» **Given instruction**
Leave the pictures out and quote every line from the start of the listing to the line with "import pandas as pd", inclusive.

— Start of Data lines —

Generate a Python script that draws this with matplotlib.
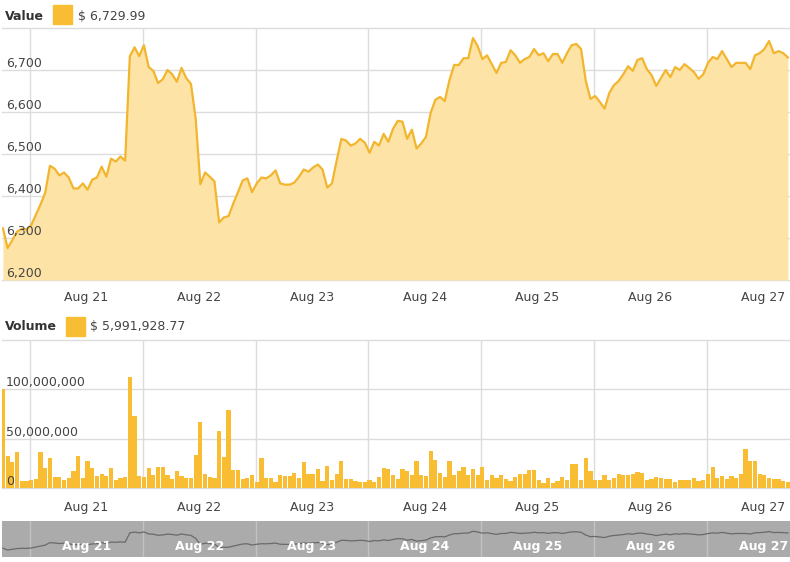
import matplotlib
matplotlib.use('Agg')
import matplotlib.pyplot as plt
import matplotlib.dates as mdates
from matplotlib.patches import Rectangle
import pandas as pd

# hourly BTC price, Aug 20 18:15 -> Aug 27 17:15
price = [
    6323, 6276, 6295, 6315, 6322, 6320, 6330, 6355, 6380, 6408,
    6472, 6465, 6449, 6456, 6444, 6418, 6418, 6430, 6415, 6439,
    6444, 6470, 6446, 6489, 6482, 6494, 6484, 6733, 6754, 6733,
    6759, 6707, 6698, 6669, 6678, 6700, 6690, 6672, 6705, 6681,
    6667, 6585, 6428, 6456, 6446, 6435, 6337, 6349, 6352, 6382,
    6409, 6437, 6442, 6409, 6430, 6444, 6442, 6449, 6461, 6430,
    6427, 6427, 6432, 6446, 6463, 6458, 6468, 6475, 6463, 6420,
    6430, 6484, 6536, 6532, 6520, 6525, 6536, 6527, 6503, 6529,
    6520, 6548, 6529, 6560, 6579, 6577, 6536, 6558, 6513, 6525,
    6541, 6598, 6629, 6636, 6626, 6676, 6712, 6712, 6728, 6728,
    6776, 6757, 6726, 6735, 6714, 6693, 6717, 6719, 6747, 6735,
    6717, 6726, 6731, 6750, 6735, 6740, 6721, 6738, 6738, 6717,
    6740, 6759, 6762, 6750, 6674, 6631, 6638, 6624, 6608, 6645,
    6664, 6674, 6690, 6709, 6698, 6724, 6728, 6702, 6688, 6662,
    6681, 6700, 6683, 6707, 6700, 6714, 6705, 6695, 6679, 6690,
    6717, 6731, 6726, 6745, 6726, 6707, 6717, 6717, 6717, 6702,
    6735, 6740, 6750, 6769, 6740, 6745, 6740, 6729.99,
]

# hourly volume in millions of dollars
volume_m = [
    100, 32, 26, 36, 7, 7, 8, 9.5, 36, 20.5,
    30, 11.5, 11.5, 8.5, 10, 17.5, 32.5, 10.5, 27.5, 20.5,
    12.5, 14.5, 12.5, 20.5, 8.5, 10, 11.5, 113, 73, 12.5,
    11.5, 20.5, 13.5, 21, 21.5, 13.5, 9.5, 17, 12.5, 10,
    10, 33.5, 67, 14.5, 11.5, 10, 58, 31.5, 79, 18,
    18.5, 9.5, 10, 13, 6, 30.5, 10.5, 10, 6.5, 13.5,
    12, 12, 15.5, 10.5, 26, 14.5, 14.5, 19.5, 7, 22.5,
    8, 14.5, 27, 9, 9, 7, 6.5, 6.5, 8.5, 6.5,
    11.5, 20.5, 19.5, 13, 9.5, 19.5, 17, 13, 27, 13,
    12, 38, 28.5, 15, 11, 27, 13.5, 17.5, 21, 13,
    19, 13, 21.5, 8.5, 13, 10, 13, 9.5, 7, 11,
    14, 14, 18.5, 18.5, 8.5, 5, 10, 5, 7, 11,
    8.5, 24.5, 24.5, 8, 30, 17.5, 8, 8, 13, 8.5,
    10, 14.5, 13, 13.5, 14, 16, 15, 8, 9.5, 11,
    10, 9.5, 9.5, 6, 8, 8, 8, 10, 7, 8,
    14, 21.5, 10, 12.5, 9.5, 12.5, 10, 14, 39.5, 27,
    27, 14, 13, 10, 9.5, 9.5, 7, 5.991928,
]

price_ticks = [6200, 6300, 6400, 6500, 6600, 6700]
volume_ticks = [0, 50_000_000, 100_000_000]
day_labels = ['Aug 21', 'Aug 22', 'Aug 23', 'Aug 24', 'Aug 25', 'Aug 26', 'Aug 27']

LINE = '#f2b52e'
FILL = '#fde4a6'
BAR = '#f8bd32'
GRID = '#dcdcdc'
TXT = '#444444'

times = pd.date_range('2018-08-20 18:15', periods=len(price), freq='h')
t = mdates.date2num(times.to_pydatetime())
hour = 1 / 24
days = mdates.date2num(pd.date_range('2018-08-21', periods=len(day_labels), freq='D').to_pydatetime())
xlim = (t[0] - 0.2 * hour, t[-1] + 0.45 * hour)

fig = plt.figure(figsize=(7.9, 5.62), dpi=100)
W, H = 790, 562


def add_axes(top, bottom):
    return fig.add_axes([2 / W, 1 - bottom / H, 788 / W, (bottom - top) / H])


def style(ax):
    ax.set_xlim(*xlim)
    for s in ax.spines.values():
        s.set_visible(False)
    ax.tick_params(length=0)
    ax.set_xticks(days)
    ax.set_xticklabels([])
    for d in days:
        ax.axvline(d, color=GRID, lw=1, zorder=0)


# --- price panel
ax1 = add_axes(28, 280)
style(ax1)
ymin, ymax = 6200, 6800
ax1.set_ylim(ymin, ymax)
ax1.set_yticks([])
for v in price_ticks + [ymax]:
    ax1.axhline(v, color=GRID, lw=1, zorder=0, clip_on=False)
for v in price_ticks:
    ax1.text(0.005, v, f'{v:,}', transform=ax1.get_yaxis_transform(),
             ha='left', va='bottom', fontsize=9, color=TXT)
ax1.fill_between(t, price, ymin, color=FILL, lw=0, zorder=1)
ax1.plot(t, price, color=LINE, lw=1.6, zorder=2)

# --- volume panel
ax2 = add_axes(340, 488)
style(ax2)
vmax = 150_000_000
ax2.set_ylim(0, vmax)
ax2.set_yticks([])
for v in volume_ticks + [vmax]:
    ax2.axhline(v, color=GRID, lw=1, zorder=0, clip_on=False)
ax2.bar(t, [v * 1e6 for v in volume_m], width=0.9 * hour, color=BAR, lw=0, zorder=1)
for v in volume_ticks:
    ax2.text(0.005, v, f'{v:,}', transform=ax2.get_yaxis_transform(),
             ha='left', va='bottom', fontsize=9, color=TXT, zorder=3)

# day labels under both panels
for d, lab in zip(days, day_labels):
    for y in (298, 507):
        fig.text(2 / W + (d + 0.5 - xlim[0]) / (xlim[1] - xlim[0]) * 788 / W, 1 - y / H,
                 lab, ha='center', va='center', fontsize=9, color=TXT)

# --- navigator
ax3 = add_axes(521, 557)
style(ax3)
ax3.set_facecolor('#ababab')
ax3.set_yticks([])
ax3.set_ylim(6090, 7050)
for line in ax3.lines:
    line.set_color('#c2c2c2')
ax3.plot(t, price, color='#6a6a6a', lw=0.9)
for d, lab in zip(days, day_labels):
    ax3.text(d + 0.5, 0.3, lab, transform=ax3.get_xaxis_transform(),
             ha='center', va='center', fontsize=9, color='white', fontweight='bold')

# --- legends
fig.text(5 / W, 1 - 17 / H, 'Value', fontsize=9, fontweight='bold', color='#333333', va='center')
fig.patches.append(Rectangle((53 / W, 1 - 24 / H), 19 / W, 19 / H, transform=fig.transFigure,
                             color=BAR, figure=fig))
fig.text(78 / W, 1 - 17 / H, f'$ {price[-1]:,.2f}', fontsize=9, color=TXT, va='center')

fig.text(5 / W, 1 - 327 / H, 'Volume', fontsize=9, fontweight='bold', color='#333333', va='center')
fig.patches.append(Rectangle((66 / W, 1 - 336 / H), 19 / W, 19 / H, transform=fig.transFigure,
                             color=BAR, figure=fig))
fig.text(90 / W, 1 - 327 / H, '$ 5,991,928.77', fontsize=9, color=TXT, va='center')

fig.savefig('out.png', dpi=100, facecolor='white')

— End of Data lines —

» **Exercise solution**
Generate a Python script that draws this with matplotlib.
import matplotlib
matplotlib.use('Agg')
import matplotlib.pyplot as plt
import matplotlib.dates as mdates
from matplotlib.patches import Rectangle
import pandas as pd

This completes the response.